Sous Biden, l'UAW et d'autres syndicats ont été appelés à contrôler la main-d'œuvre en pleine grève et à faire respecter la « paix sociale » pendant la campagne de réarmement menée par l'administration. Sous Trump, le même appareil est indispensable pour imposer son programme de guerre commerciale et la dictature de « guerre totale » exigée par l'impérialisme américain.
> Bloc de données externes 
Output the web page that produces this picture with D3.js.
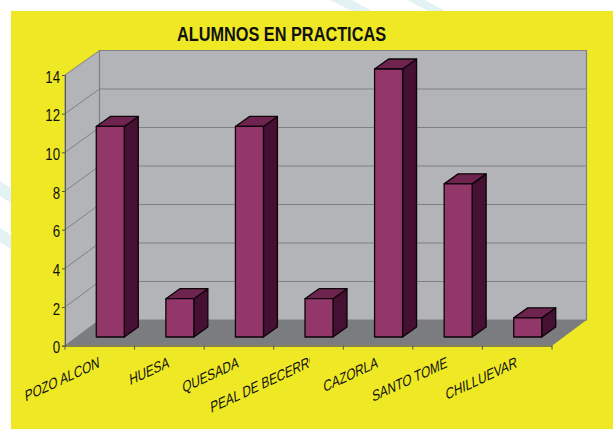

Dans sa déclaration en réponse à la décision du ministère du Travail, Lehman a expliqué :
Les travailleurs se sont vu refuser leur droit de vote, d'entendre un programme d'opposition et de s'organiser de manière indépendante. Ceux qui se sont battus pour le transfert du pouvoir à la base ont été calomniés, censurés et chassés des portes des usines. La décision du ministère du Travail s'inscrit dans le cadre d'une répression plus large des droits démocratiques actuellement menée par l'administration Trump avec le soutien total de l'appareil syndical.
Lehman a appelé à se tourner vers la classe ouvrière elle-même :
La véritable démocratie ne viendra pas des tribunaux ou du ministère du Travail. Elle passe par l'abolition de la structure bureaucratique qui impose la domination du patronat. Les travailleurs doivent créer des comités de base pour contrôler la production et la sécurité, défendre leurs emplois et relier leurs luttes à l'échelle internationale.
Il a souligné que l'Alliance ouvrière internationale des comités de base (IWA-RFC) fournit le cadre de cette lutte :
Les usines sont aujourd'hui gérées comme des dictatures capitalistes, imposées par la bureaucratie de l'UAW. Pour briser cette dictature, les travailleurs doivent développer l'IWA-RFC, s'unir au-delà des frontières et construire un mouvement socialiste contre la guerre, les inégalités et le système capitaliste que les deux partis défendent.